PROBLEM DETAILS —
Pictures stay out of the copy; set down each line of the listing below exactly.

+ + + + +

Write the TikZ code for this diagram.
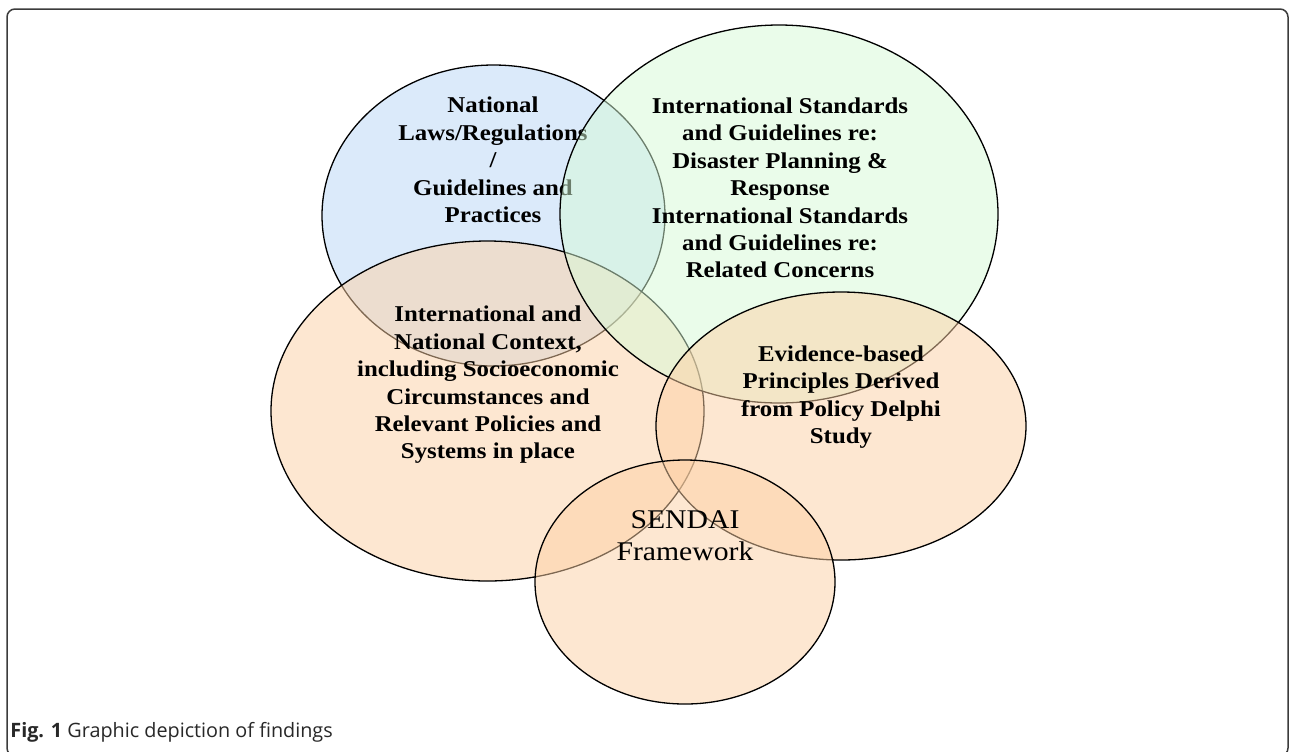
\documentclass[tikz,border=0pt]{standalone}
\usepackage{fontspec}
\setmainfont{Liberation Serif}[FakeStretch=1.1]
\newfontfamily\capfont{Open Sans}
\usetikzlibrary{shapes.geometric}

\definecolor{setblue}{RGB}{185,215,247}
\definecolor{setgreen}{RGB}{215,251,215}
\definecolor{setorange}{RGB}{253,209,165}
\definecolor{framegray}{RGB}{60,60,60}
\definecolor{captiongray}{RGB}{40,40,40}

\tikzset{
  setshape/.style={ellipse, draw=black, line width=0.65pt, fill opacity=0.5, inner sep=0pt},
  setlabel/.style={align=center, inner sep=0pt, font=\bfseries\fontsize{11.3}{13.7}\selectfont},
  framelabel/.style={align=center, inner sep=0pt, font=\fontsize{13.5}{16}\selectfont},
  captext/.style={anchor=base west, inner sep=0pt, text=captiongray, font=\capfont\fontsize{9.9}{12}\selectfont}
}

\begin{document}
\begin{tikzpicture}[x=0.5pt,y=-0.5pt]
\useasboundingbox (0,0) rectangle (1290,751);
\clip (0,0) rectangle (1290,751);
\fill[white] (0,0) rectangle (1290,751);

% outer frame of the figure panel (its lower edge runs just off the page)
\draw[framegray, line width=0.75pt, rounded corners=4pt] (7,9) rectangle (1288,756);

% national laws
\node[setshape, fill=setblue, minimum width=171.5pt, minimum height=150.5pt] (natl) at (493.5,215.5) {};
\node[setlabel] (natltext) at (493,160) {National\\Laws/Regulations\\/\\Guidelines and\\Practices};

% context
\node[setshape, fill=setorange, minimum width=216.5pt, minimum height=170pt] (ctx) at (487.5,411) {};
\node[setlabel] (ctxtext) at (488,385) {International and\\National Context,\\including Socioeconomic\\Circumstances and\\Relevant Policies and\\Systems in place};

% international standards
\node[setshape, fill=setgreen, minimum width=219pt, minimum height=189pt] (intl) at (779,214) {};
\node[setlabel] (intltext) at (780,188) {International Standards\\and Guidelines re:\\Disaster Planning \&\\Response\\International Standards\\and Guidelines re:\\Related Concerns};

% evidence-based principles
\node[setshape, fill=setorange, minimum width=185pt, minimum height=134pt] (evid) at (841,426) {};
\node[setlabel] (evidtext) at (841,397) {Evidence-based\\Principles Derived\\from Policy Delphi\\Study};

% Sendai framework
\node[setshape, fill=setorange, minimum width=150pt, minimum height=122pt] (sendai) at (685,582) {};
\node[framelabel] (sendaitext) at (685,536) {SENDAI\\Framework};

% caption
\node[captext] (caption) at (10,737) {\textbf{Fig. 1} Graphic depiction of findings};
\end{tikzpicture}
\end{document}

+ + + + +

ANSWER TO THIS PROBLEM —
Write the TikZ code for this diagram.
\documentclass[tikz,border=0pt]{standalone}
\usepackage{fontspec}
\setmainfont{Liberation Serif}[FakeStretch=1.1]
\newfontfamily\capfont{Open Sans}
\usetikzlibrary{shapes.geometric}

\definecolor{setblue}{RGB}{185,215,247}
\definecolor{setgreen}{RGB}{215,251,215}
\definecolor{setorange}{RGB}{253,209,165}
\definecolor{framegray}{RGB}{60,60,60}
\definecolor{captiongray}{RGB}{40,40,40}

\tikzset{
  setshape/.style={ellipse, draw=black, line width=0.65pt, fill opacity=0.5, inner sep=0pt},
  setlabel/.style={align=center, inner sep=0pt, font=\bfseries\fontsize{11.3}{13.7}\selectfont},
  framelabel/.style={align=center, inner sep=0pt, font=\fontsize{13.5}{16}\selectfont},
  captext/.style={anchor=base west, inner sep=0pt, text=captiongray, font=\capfont\fontsize{9.9}{12}\selectfont}
}

\begin{document}
\begin{tikzpicture}[x=0.5pt,y=-0.5pt]
\useasboundingbox (0,0) rectangle (1290,751);
\clip (0,0) rectangle (1290,751);
\fill[white] (0,0) rectangle (1290,751);

% outer frame of the figure panel (its lower edge runs just off the page)
\draw[framegray, line width=0.75pt, rounded corners=4pt] (7,9) rectangle (1288,756);

% national laws
\node[setshape, fill=setblue, minimum width=171.5pt, minimum height=150.5pt] (natl) at (493.5,215.5) {};
\node[setlabel] (natltext) at (493,160) {National\\Laws/Regulations\\/\\Guidelines and\\Practices};

% context
\node[setshape, fill=setorange, minimum width=216.5pt, minimum height=170pt] (ctx) at (487.5,411) {};
\node[setlabel] (ctxtext) at (488,385) {International and\\National Context,\\including Socioeconomic\\Circumstances and\\Relevant Policies and\\Systems in place};

% international standards
\node[setshape, fill=setgreen, minimum width=219pt, minimum height=189pt] (intl) at (779,214) {};
\node[setlabel] (intltext) at (780,188) {International Standards\\and Guidelines re:\\Disaster Planning \&\\Response\\International Standards\\and Guidelines re:\\Related Concerns};

% evidence-based principles
\node[setshape, fill=setorange, minimum width=185pt, minimum height=134pt] (evid) at (841,426) {};
\node[setlabel] (evidtext) at (841,397) {Evidence-based\\Principles Derived\\from Policy Delphi\\Study};

% Sendai framework
\node[setshape, fill=setorange, minimum width=150pt, minimum height=122pt] (sendai) at (685,582) {};
\node[framelabel] (sendaitext) at (685,536) {SENDAI\\Framework};

% caption
\node[captext] (caption) at (10,737) {\textbf{Fig. 1} Graphic depiction of findings};
\end{tikzpicture}
\end{document}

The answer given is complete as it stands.